Fact Vs. Fiction about Alzheimer’s

 

Alzheimer’s disease is a disorder of the brain in which the person’s ability to reason, to learn, and to remember things is gradually destroyed as the disease progresses. Eventually, the patient loses the ability to communicate or even to carry out tasks of daily living. Patients of this degenerative disease also undergo personality changes, such as fearfulness, suspiciousness, confusion, and dependency. Apart from this, this debilitating disease is also shrouded in myths and baseless allegations, all of which need to be cleared up.

Fact and fiction about Alzheimer’s disease

Fiction—If you experience memory loss, then you have Alzheimer’s.

Fact—Memory loss is experienced by almost all of us at some point, whether we are old or young. Forgetting keys or glasses is not Alzheimer’s. It is a cause for concern when the functioning of daily living activities and the ability to communicate are affected due to memory loss. Also, when the ability of reasoning and judgment are impaired, a doctor must be consulted.

Fiction—Alzheimer’s occurs only in the elderly.

Fact—Early onset Alzheimer’s can affect people in their 30s, 40s, or 50s too, and is usually due to genes passed on from one generation to another.

Fiction—Alzheimer’s disease is not fatal.

Fact—Alzheimer’s disease per se is not fatal, but statistics reveal that in the US it is the sixth leading cause of death. People suffering from the disease do live for 8-10 years post diagnosis or more. But there are no survivors. The symptoms and associated dementia can lead to death. For instance, in advanced stages sufferers can forget to chew and swallow their food, thus resulting in choking. Or they can forget to drink fluids and die of dehydration. Or due to loss of memory, they can wander off and become victims of accidents.

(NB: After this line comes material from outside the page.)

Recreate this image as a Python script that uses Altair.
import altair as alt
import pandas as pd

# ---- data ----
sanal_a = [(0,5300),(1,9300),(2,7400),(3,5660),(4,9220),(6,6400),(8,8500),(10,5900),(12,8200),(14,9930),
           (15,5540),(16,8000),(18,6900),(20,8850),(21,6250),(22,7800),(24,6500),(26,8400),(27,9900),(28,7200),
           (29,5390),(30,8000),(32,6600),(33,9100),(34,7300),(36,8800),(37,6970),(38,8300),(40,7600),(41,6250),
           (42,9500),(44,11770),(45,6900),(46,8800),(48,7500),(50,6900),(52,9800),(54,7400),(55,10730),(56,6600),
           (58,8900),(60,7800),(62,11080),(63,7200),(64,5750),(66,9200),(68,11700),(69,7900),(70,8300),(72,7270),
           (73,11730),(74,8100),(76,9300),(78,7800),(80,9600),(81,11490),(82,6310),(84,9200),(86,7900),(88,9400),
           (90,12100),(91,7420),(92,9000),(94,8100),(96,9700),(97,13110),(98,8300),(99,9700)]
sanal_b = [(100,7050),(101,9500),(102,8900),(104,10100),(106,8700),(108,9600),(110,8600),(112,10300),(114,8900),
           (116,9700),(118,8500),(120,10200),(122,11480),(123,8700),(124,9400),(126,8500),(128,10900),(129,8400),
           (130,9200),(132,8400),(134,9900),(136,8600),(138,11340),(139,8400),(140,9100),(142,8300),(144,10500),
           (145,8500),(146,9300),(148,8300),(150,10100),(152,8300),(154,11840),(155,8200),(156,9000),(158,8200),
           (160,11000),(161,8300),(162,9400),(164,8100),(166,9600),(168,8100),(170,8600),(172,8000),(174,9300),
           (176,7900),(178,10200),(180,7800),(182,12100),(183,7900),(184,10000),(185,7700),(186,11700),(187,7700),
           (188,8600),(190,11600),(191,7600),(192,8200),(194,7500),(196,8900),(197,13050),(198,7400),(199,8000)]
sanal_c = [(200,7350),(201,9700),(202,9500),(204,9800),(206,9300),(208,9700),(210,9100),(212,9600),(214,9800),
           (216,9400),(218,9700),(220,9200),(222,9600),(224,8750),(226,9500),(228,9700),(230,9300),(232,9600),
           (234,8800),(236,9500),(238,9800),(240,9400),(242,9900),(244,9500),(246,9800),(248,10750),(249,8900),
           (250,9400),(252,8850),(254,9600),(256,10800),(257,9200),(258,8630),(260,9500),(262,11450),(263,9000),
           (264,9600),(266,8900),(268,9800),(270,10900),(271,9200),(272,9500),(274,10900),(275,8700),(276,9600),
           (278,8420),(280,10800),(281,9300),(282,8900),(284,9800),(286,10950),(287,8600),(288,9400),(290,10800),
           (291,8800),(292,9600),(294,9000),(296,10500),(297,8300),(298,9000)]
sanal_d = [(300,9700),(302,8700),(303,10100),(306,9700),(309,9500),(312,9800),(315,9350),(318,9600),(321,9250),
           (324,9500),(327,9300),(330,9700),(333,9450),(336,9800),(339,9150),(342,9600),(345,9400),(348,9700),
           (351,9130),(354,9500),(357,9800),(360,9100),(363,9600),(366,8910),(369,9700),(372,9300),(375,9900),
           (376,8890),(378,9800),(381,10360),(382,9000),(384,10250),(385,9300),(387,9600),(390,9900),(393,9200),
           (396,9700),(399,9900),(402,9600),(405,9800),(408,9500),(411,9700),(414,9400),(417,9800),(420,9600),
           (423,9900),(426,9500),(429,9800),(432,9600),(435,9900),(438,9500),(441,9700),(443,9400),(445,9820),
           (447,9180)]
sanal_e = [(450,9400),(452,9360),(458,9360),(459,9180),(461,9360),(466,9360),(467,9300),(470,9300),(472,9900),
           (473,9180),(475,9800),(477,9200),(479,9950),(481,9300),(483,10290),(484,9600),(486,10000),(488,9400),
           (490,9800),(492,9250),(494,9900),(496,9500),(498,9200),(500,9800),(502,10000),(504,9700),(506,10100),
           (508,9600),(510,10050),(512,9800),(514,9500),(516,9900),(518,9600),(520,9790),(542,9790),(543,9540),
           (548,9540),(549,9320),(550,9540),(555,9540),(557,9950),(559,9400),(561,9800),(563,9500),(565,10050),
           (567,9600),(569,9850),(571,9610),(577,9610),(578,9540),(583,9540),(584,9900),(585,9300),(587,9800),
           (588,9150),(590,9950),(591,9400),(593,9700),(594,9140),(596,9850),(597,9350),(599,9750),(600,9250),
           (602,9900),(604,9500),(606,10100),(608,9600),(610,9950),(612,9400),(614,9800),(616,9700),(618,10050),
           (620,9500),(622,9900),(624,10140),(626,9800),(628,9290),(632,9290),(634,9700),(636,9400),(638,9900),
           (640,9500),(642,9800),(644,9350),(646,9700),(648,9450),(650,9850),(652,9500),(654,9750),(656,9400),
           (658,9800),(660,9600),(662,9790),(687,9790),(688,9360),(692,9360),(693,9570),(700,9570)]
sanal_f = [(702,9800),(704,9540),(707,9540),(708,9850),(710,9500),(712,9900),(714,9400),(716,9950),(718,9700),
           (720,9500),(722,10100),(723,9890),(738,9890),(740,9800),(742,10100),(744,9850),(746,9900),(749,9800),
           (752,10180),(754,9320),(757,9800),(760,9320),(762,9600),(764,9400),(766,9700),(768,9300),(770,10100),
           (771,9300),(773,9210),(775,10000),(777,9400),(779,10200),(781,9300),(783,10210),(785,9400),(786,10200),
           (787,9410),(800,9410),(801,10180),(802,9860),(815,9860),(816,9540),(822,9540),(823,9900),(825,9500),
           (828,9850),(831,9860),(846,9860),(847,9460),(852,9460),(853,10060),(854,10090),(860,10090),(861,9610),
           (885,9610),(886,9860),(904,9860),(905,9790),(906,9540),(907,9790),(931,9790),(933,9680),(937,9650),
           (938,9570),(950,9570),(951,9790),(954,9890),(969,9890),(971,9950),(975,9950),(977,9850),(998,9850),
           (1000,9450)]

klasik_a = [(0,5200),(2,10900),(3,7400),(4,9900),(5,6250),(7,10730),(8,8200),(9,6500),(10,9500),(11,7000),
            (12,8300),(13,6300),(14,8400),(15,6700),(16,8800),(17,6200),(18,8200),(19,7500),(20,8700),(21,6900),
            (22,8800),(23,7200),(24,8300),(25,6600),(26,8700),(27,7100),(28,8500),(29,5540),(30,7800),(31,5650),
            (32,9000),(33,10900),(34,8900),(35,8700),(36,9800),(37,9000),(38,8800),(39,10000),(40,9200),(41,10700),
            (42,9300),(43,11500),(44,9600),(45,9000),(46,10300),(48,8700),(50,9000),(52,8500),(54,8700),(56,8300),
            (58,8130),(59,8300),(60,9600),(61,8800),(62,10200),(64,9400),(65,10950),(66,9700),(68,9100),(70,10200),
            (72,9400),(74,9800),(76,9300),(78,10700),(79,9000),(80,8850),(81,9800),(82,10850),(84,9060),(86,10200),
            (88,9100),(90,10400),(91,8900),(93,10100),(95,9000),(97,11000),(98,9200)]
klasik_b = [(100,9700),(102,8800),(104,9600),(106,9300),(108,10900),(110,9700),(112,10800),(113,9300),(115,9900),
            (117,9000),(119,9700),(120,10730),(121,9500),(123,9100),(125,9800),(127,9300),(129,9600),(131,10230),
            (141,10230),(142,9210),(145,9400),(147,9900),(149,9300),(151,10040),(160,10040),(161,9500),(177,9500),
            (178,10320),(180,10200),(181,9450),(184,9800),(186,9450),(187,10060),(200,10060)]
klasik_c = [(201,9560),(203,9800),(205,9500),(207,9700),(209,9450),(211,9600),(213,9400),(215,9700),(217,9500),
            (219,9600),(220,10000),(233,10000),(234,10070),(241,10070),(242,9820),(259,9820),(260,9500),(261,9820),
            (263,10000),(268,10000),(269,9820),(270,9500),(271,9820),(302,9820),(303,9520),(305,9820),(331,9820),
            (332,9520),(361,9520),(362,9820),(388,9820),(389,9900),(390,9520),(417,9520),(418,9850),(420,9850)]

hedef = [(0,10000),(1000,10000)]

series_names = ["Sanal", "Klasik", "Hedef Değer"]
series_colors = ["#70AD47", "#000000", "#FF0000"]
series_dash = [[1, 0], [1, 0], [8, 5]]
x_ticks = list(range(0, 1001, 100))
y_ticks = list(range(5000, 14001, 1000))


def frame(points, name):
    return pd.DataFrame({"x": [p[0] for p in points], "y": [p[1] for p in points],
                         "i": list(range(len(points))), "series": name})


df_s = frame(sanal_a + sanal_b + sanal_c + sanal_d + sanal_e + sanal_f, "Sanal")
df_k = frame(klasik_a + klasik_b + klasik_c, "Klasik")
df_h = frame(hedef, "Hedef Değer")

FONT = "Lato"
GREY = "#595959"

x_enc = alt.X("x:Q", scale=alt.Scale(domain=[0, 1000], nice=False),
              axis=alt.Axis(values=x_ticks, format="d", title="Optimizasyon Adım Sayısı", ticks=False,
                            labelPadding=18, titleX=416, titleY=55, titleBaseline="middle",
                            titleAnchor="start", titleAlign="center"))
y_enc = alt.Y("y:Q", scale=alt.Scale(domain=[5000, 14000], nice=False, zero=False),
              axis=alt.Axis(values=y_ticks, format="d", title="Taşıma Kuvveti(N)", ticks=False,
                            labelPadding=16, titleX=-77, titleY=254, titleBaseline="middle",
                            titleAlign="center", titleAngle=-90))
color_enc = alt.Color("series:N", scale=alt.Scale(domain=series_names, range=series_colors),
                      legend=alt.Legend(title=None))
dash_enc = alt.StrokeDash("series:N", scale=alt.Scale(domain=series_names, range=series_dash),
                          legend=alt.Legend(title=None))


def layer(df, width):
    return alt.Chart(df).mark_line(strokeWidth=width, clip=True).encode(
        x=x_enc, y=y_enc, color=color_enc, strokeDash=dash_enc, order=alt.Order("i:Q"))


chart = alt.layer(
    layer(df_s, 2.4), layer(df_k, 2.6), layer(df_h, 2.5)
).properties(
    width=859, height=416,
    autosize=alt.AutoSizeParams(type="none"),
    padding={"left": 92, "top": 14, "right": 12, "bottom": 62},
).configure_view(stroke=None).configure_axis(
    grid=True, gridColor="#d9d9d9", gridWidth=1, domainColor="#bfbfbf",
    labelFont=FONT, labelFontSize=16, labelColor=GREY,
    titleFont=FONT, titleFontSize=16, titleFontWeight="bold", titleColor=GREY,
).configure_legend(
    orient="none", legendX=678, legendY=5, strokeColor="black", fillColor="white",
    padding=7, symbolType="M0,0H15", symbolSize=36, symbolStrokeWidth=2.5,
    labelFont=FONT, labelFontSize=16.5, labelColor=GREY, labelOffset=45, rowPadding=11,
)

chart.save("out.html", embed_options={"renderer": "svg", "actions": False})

Fiction—Alzheimer’s can be completely treated.

Fact—There is currently no treatment to alter the effects of Alzheimer’s or cure the disease altogether. The available treatments or medication is to alleviate the symptoms associated with the disease. The FDA-approved medications for treating symptoms of Alzheimer’s include Razadyne or galantamine, Aricept or donepezil, Namenda or memantine, Cognex or tacrine, and Exelon or rivastigmine. The FDA has not approved any diet, supplement, or health regimen to improve or completely eradicate Alzheimer’s symptoms.

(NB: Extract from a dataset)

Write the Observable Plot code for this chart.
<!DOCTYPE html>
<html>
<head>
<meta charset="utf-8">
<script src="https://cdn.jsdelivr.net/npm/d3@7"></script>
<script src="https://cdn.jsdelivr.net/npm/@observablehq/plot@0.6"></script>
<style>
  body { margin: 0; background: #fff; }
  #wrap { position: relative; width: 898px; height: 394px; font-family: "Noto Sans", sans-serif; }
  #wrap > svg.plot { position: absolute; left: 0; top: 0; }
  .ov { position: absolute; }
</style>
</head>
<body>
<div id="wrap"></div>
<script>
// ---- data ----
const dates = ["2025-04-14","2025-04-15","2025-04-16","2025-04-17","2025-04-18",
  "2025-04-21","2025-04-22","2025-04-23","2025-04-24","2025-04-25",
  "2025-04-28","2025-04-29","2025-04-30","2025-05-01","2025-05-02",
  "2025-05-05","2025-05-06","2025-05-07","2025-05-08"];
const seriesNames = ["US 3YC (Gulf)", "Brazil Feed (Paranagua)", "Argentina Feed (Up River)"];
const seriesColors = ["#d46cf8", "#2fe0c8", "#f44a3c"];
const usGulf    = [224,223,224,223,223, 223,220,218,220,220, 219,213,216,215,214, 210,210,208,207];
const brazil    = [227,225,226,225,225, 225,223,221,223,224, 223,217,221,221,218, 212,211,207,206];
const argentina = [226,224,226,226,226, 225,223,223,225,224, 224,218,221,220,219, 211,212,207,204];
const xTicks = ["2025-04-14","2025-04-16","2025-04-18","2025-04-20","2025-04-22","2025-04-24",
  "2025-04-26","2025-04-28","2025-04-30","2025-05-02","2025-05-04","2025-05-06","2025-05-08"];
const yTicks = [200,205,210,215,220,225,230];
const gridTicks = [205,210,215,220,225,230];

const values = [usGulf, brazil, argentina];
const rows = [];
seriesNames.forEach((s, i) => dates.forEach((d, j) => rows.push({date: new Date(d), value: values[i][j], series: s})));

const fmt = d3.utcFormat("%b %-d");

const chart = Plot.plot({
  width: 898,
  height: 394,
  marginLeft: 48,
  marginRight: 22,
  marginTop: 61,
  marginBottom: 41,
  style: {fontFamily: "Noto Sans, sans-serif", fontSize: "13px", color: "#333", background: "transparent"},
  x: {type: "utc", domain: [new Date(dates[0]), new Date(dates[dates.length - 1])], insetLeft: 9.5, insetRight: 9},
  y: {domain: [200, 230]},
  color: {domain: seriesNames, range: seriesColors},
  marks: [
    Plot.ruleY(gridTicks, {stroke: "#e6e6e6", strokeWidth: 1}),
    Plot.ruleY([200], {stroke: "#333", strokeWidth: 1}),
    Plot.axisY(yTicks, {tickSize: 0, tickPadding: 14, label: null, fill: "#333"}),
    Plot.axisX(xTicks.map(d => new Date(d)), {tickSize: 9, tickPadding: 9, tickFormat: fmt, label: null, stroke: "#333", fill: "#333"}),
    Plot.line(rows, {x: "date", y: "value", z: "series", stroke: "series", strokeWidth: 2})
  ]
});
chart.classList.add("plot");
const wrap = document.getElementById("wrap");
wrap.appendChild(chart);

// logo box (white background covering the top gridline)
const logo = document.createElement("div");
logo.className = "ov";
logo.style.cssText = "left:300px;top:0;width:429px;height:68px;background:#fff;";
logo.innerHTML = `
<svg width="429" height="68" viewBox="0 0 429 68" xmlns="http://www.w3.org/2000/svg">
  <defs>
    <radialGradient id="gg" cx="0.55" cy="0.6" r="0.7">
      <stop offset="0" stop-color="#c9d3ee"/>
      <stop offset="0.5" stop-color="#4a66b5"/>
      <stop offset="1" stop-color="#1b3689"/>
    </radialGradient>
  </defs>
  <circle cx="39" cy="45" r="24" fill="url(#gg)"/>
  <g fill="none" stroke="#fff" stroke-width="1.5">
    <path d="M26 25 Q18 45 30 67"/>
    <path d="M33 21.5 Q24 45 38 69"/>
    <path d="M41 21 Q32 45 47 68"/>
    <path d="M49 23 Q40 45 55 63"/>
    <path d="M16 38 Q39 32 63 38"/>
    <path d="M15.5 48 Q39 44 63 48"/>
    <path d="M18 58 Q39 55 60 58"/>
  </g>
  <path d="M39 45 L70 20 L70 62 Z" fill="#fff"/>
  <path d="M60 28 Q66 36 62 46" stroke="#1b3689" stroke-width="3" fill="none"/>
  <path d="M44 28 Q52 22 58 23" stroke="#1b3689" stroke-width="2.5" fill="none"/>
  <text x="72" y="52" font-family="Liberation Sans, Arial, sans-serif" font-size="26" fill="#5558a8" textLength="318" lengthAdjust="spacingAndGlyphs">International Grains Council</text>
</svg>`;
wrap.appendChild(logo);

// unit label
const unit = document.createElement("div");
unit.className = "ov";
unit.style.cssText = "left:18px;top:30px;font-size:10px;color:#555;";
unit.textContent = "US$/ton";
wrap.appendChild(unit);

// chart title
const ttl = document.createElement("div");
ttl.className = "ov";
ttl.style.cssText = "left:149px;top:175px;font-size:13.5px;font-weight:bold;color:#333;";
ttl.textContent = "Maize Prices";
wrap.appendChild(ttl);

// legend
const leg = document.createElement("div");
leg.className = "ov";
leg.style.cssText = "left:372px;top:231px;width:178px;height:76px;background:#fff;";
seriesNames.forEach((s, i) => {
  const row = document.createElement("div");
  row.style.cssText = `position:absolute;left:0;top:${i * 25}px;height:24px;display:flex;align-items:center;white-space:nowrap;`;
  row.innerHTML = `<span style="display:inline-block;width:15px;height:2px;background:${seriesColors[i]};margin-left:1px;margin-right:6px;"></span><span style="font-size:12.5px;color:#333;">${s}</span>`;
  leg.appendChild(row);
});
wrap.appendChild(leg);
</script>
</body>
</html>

Fiction—Silver fillings, aluminum, aspartame, and flu shots cause Alzheimer’s disease.

Fact—To date, the cause, prevention, or cure of dementias, such as Alzheimer’s, have not been found even through studies that are scientifically designed. Therefore there is no truth in the myth that aluminum, aspartame, silver filings, or flu shots cause the disease. In fact, flu shots boost the immunity of the body, reducing the chances of contracting diseases in general. Thus, rumors that eating out of aluminum pots and pans and drinking via aluminum cans can cause Alzheimer’s are baseless and without proof.

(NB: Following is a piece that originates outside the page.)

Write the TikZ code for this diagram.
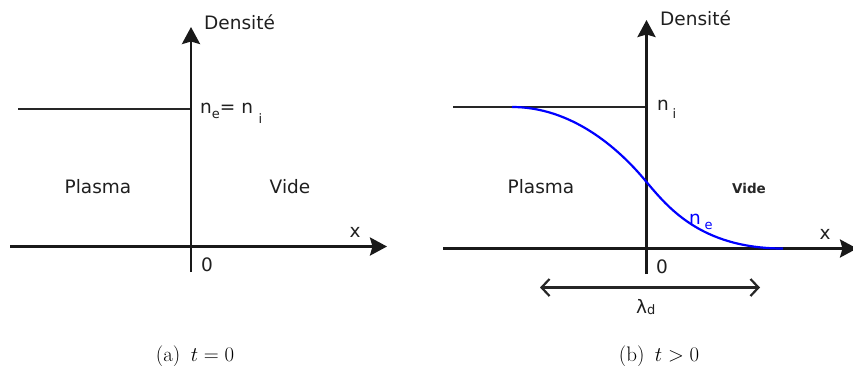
\documentclass[tikz,border=0pt]{standalone}
\usepackage{fontspec}
\newfontfamily\djs{DejaVu Sans}
\usetikzlibrary{arrows.meta}
\newcommand\mysub[2]{\raisebox{#1}{\fontsize{13}{13}\selectfont #2}}
\begin{document}
\begin{tikzpicture}[x=1pt,y=-1pt,
  lbl/.style={font=\djs\fontsize{18.5}{20}\selectfont, inner sep=0pt, text=black!88},
  smalltxt/.style={font=\djs\bfseries\fontsize{13.5}{15}\selectfont, inner sep=0pt, text=black!85},
  captxt/.style={font=\fontsize{21}{24}\selectfont, inner sep=0pt, anchor=base},
  axisline/.style={line width=2.8pt, black!90, -{Stealth[length=17pt,width=18pt,inset=2.5pt]}},
  levelline/.style={line width=2.4pt, black!85},
  densline/.style={line width=2.2pt, blue},
  spanarrow/.style={line width=2.2pt, black!85, {Straight Barb[length=8pt,width=17pt,line width=2.2pt]}-{Straight Barb[length=8pt,width=17pt,line width=2.2pt]}}]
\useasboundingbox (0,0) rectangle (853,365);
% ---------- (a) ----------
\coordinate (aYb) at (191,272);
\coordinate (aYt) at (191,27);
\coordinate (aXl) at (10,246.5);
\coordinate (aXr) at (387,246.5);
\coordinate (aLl) at (18,109);
\coordinate (aLr) at (191,109);
\draw[levelline] (aLl) -- (aLr);
\draw[axisline] (aXl) -- (aXr);
\draw[axisline] (aYb) -- (aYt);
\node[lbl, anchor=west] (aDen) at (204,22) {Densité};
\node[lbl, anchor=base west] (aNe) at (200,113) {n\mysub{-5pt}{e}= n\hspace{0.3em}\mysub{-10pt}{i}};
\node[lbl] (aPl) at (98,187) {Plasma};
\node[lbl] (aVi) at (290,187) {Vide};
\node[lbl] (aX) at (355,232) {x};
\node[lbl] (aO) at (207,265) {0};
\node[captxt] (aCap) at (195,361) {(a)\enspace$t=0$};
% ---------- (b) ----------
\coordinate (bYb) at (646.5,274);
\coordinate (bYt) at (646.5,20);
\coordinate (bXl) at (443,248.5);
\coordinate (bXr) at (857,248.5);
\coordinate (bLl) at (453,107);
\coordinate (bLr) at (646.5,107);
\coordinate (bC0) at (512,107);
\coordinate (bC1) at (646.5,182);
\coordinate (bC2) at (783,248.5);
\coordinate (bSl) at (540,287.5);
\coordinate (bSr) at (760,287.5);
\draw[levelline] (bLl) -- (bLr);
\draw[axisline] (bXl) -- (bXr);
\draw[axisline] (bYb) -- (bYt);
\draw[densline] (bC0) .. controls (570,107) and (617,146) .. (bC1)
                  .. controls (667,206) and (700,248.5) .. (bC2);
\draw[spanarrow] (bSl) -- (bSr);
\node[lbl, anchor=west] (bDen) at (660,18) {Densité};
\node[lbl, anchor=base west] (bNi) at (657,110) {n\hspace{0.2em}\mysub{-8pt}{i}};
\node[lbl, anchor=base west, text=blue] (bNe) at (689,224) {n\hspace{0.2em}\mysub{-5pt}{e}};
\node[lbl] (bPl) at (541,187) {Plasma};
\node[smalltxt] (bVi) at (749,188) {Vide};
\node[lbl] (bX) at (825,234) {x};
\node[lbl] (bO) at (662,267) {0};
\node[lbl, anchor=base west] (bLd) at (636,313) {λ\mysub{-1pt}{d}};
\node[captxt] (bCap) at (659,361) {(b)\enspace$t>0$};
\end{tikzpicture}
\end{document}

Tips to preserve cognitive health

Being spiritually and socially active, solving puzzles, and other similar activities that challenge the brain reduce chances of disorders or at least delay them. Trauma to the brain must be avoided too.

Concluding

Feelings of depression and anxiety must be recognized, and facts must be distinguished from fiction for a better understanding of Alzheimer’s.